Exercise description: Exactly the lines from the first line of the records to the line holding "18, 20, 3400];" should be duplicated, and nothing more; pictures stay out.

Information provided:
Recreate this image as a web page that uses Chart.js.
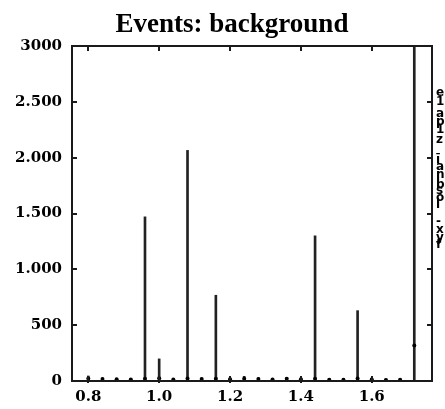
<!DOCTYPE html>
<html>
<head>
<meta charset="utf-8">
<script src="https://cdn.jsdelivr.net/npm/chart.js@4/dist/chart.umd.min.js"></script>
<style>
  html, body { margin: 0; padding: 0; background: #fff; }
  #wrap { width: 445px; height: 409px; }
</style>
</head>
<body>
<div id="wrap"><canvas id="eventsChart" width="445" height="409"></canvas></div>
<script>
// bin centres of the background histogram
var binCenters = [0.80, 0.84, 0.88, 0.92, 0.96, 1.00, 1.04, 1.08, 1.12, 1.16, 1.20, 1.24,
                  1.28, 1.32, 1.36, 1.40, 1.44, 1.48, 1.52, 1.56, 1.60, 1.64, 1.68, 1.72];
// event count per bin (marker) and top of its error bar
var eventCounts = [22, 18, 15, 14, 20, 25, 14, 22, 18, 20, 16, 20,
                   18, 14, 20, 16, 20, 12, 12, 22, 14, 10, 12, 317];
var errorTops = [45, 26, 24, 22, 1470, 198, 22, 2065, 26, 768, 26, 42,
                 28, 22, 30, 24, 1300, 20, 20, 630, 26, 18, 20, 3400];

var xTickValues = [0.8, 1.0, 1.2, 1.4, 1.6];
var xTickLabels = ['0.8', '1.0', '1.2', '1.4', '1.6'];
var yTickValues = [0, 500, 1000, 1500, 2000, 2500, 3000];
var yTickLabels = ['0', '500', '1.000', '1.500', '2.000', '2.500', '3000'];

var chartTitle = 'Events: background';
// clipped lines of the statistics box at the right edge
var statsLines = ['e', '1', 'a', 'p', '1', 'z', 'ī', 'a', 'n', 'b', 's', 'o', 'l', '-', 'x', 'y', 'f'];

var tickFont = { family: 'DejaVu Serif', size: 15, weight: 'bold' };

// frame with inward tick marks, title and the cut-off stats text
var framePlugin = {
    id: 'frame',
    afterDatasetsDraw: function(chart) {
        var ctx = chart.ctx;
        var a = chart.chartArea;
        var xs = chart.scales.x, ys = chart.scales.y;
        ctx.save();
        ctx.strokeStyle = '#1a1a1a';
        ctx.lineWidth = 2;
        ctx.strokeRect(a.left, a.top, a.right - a.left, a.bottom - a.top);
        ctx.beginPath();
        xTickValues.forEach(function(v) {
            var px = Math.round(xs.getPixelForValue(v));
            ctx.moveTo(px, a.bottom + 2);
            ctx.lineTo(px, a.bottom - 5);
            ctx.moveTo(px, a.top);
            ctx.lineTo(px, a.top + 5);
        });
        yTickValues.forEach(function(v) {
            var py = Math.round(ys.getPixelForValue(v));
            ctx.moveTo(a.left, py);
            ctx.lineTo(a.left + 5, py);
            ctx.moveTo(a.right, py);
            ctx.lineTo(a.right - 5, py);
        });
        ctx.stroke();
        ctx.restore();
    },
    afterDraw: function(chart) {
        var ctx = chart.ctx;
        ctx.save();
        ctx.fillStyle = '#000';
        ctx.textAlign = 'center';
        ctx.textBaseline = 'alphabetic';
        ctx.font = 'bold 27px "Liberation Serif"';
        ctx.fillText(chartTitle, 232, 32);

        ctx.textAlign = 'left';
        ctx.textBaseline = 'middle';
        ctx.font = 'bold 12px "DejaVu Sans"';
        var rows = [93, 102, 114, 122, 130, 140, 160, 167, 175, 185, 191, 198, 205, 222, 230, 238, 245];
        statsLines.forEach(function(s, i) {
            ctx.fillText(s, 436, rows[i]);
        });
        ctx.restore();
    }
};

new Chart(document.getElementById('eventsChart'), {
    type: 'bar',
    data: {
        datasets: [
            {
                type: 'bar',
                label: 'errors',
                data: binCenters.map(function(x, i) { return { x: x, y: [0, errorTops[i]] }; }),
                backgroundColor: '#222',
                borderWidth: 0,
                barThickness: 2,
                order: 2
            },
            {
                type: 'scatter',
                label: 'events',
                data: binCenters.map(function(x, i) { return { x: x, y: eventCounts[i] }; }),
                pointStyle: 'circle',
                pointRadius: 2,
                backgroundColor: '#000',
                borderColor: '#000',
                borderWidth: 0,
                order: 1
            }
        ]
    },
    options: {
        responsive: false,
        animation: false,
        layout: { padding: { top: 46, right: 13, left: 0, bottom: 0 } },
        plugins: {
            legend: { display: false },
            tooltip: { enabled: false },
            title: { display: false }
        },
        scales: {
            x: {
                type: 'linear',
                min: 0.754,
                max: 1.77,
                offset: false,
                grid: { display: false, drawTicks: false },
                border: { display: false },
                afterBuildTicks: function(axis) {
                    axis.ticks = xTickValues.map(function(v) { return { value: v }; });
                },
                afterFit: function(axis) { axis.height = 28; },
                ticks: {
                    color: '#000',
                    font: tickFont,
                    padding: 7,
                    maxRotation: 0,
                    autoSkip: false,
                    callback: function(value, index) { return xTickLabels[index]; }
                }
            },
            y: {
                min: 0,
                max: 3000,
                grid: { display: false, drawTicks: false },
                border: { display: false },
                afterBuildTicks: function(axis) {
                    axis.ticks = yTickValues.map(function(v) { return { value: v }; });
                },
                afterFit: function(axis) { axis.width = 72; },
                ticks: {
                    color: '#000',
                    font: tickFont,
                    padding: 10,
                    autoSkip: false,
                    callback: function(value, index) { return yTickLabels[index]; }
                }
            }
        }
    },
    plugins: [framePlugin]
});
</script>
</body>
</html>
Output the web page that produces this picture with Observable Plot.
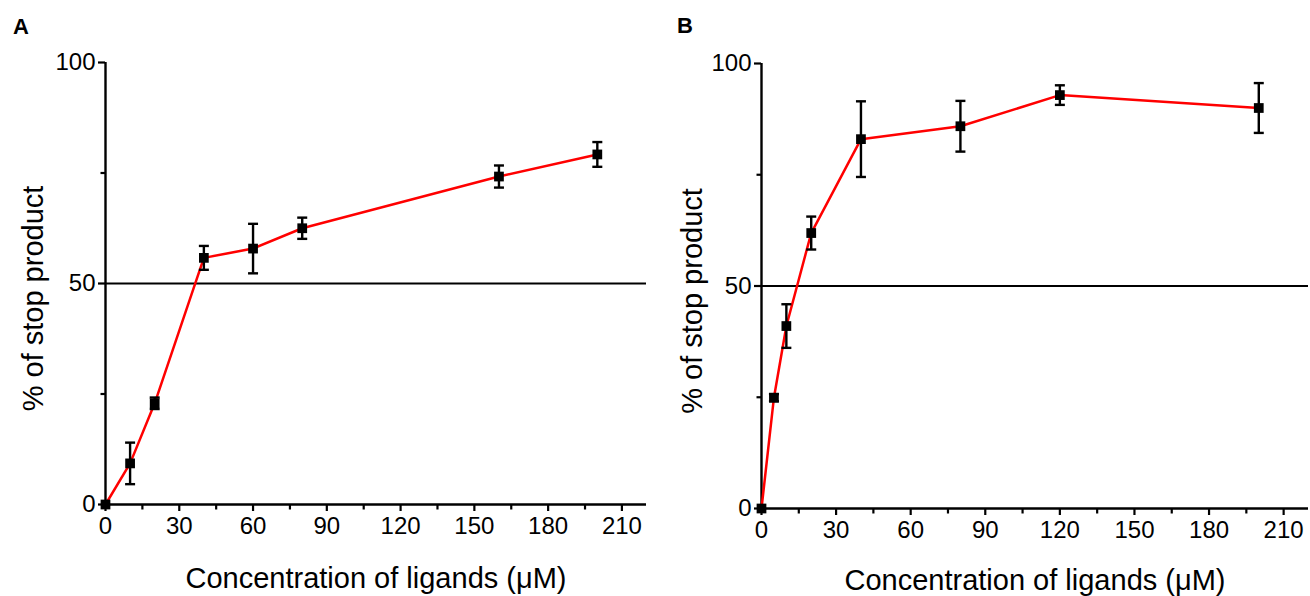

Exercise result:
Recreate this image as a web page that uses Chart.js.
<!DOCTYPE html>
<html>
<head>
<meta charset="utf-8">
<script src="https://cdn.jsdelivr.net/npm/chart.js@4/dist/chart.umd.min.js"></script>
<style>
  html, body { margin: 0; padding: 0; background: #fff; }
  #wrap { width: 445px; height: 409px; }
</style>
</head>
<body>
<div id="wrap"><canvas id="eventsChart" width="445" height="409"></canvas></div>
<script>
// bin centres of the background histogram
var binCenters = [0.80, 0.84, 0.88, 0.92, 0.96, 1.00, 1.04, 1.08, 1.12, 1.16, 1.20, 1.24,
                  1.28, 1.32, 1.36, 1.40, 1.44, 1.48, 1.52, 1.56, 1.60, 1.64, 1.68, 1.72];
// event count per bin (marker) and top of its error bar
var eventCounts = [22, 18, 15, 14, 20, 25, 14, 22, 18, 20, 16, 20,
                   18, 14, 20, 16, 20, 12, 12, 22, 14, 10, 12, 317];
var errorTops = [45, 26, 24, 22, 1470, 198, 22, 2065, 26, 768, 26, 42,
                 28, 22, 30, 24, 1300, 20, 20, 630, 26, 18, 20, 3400];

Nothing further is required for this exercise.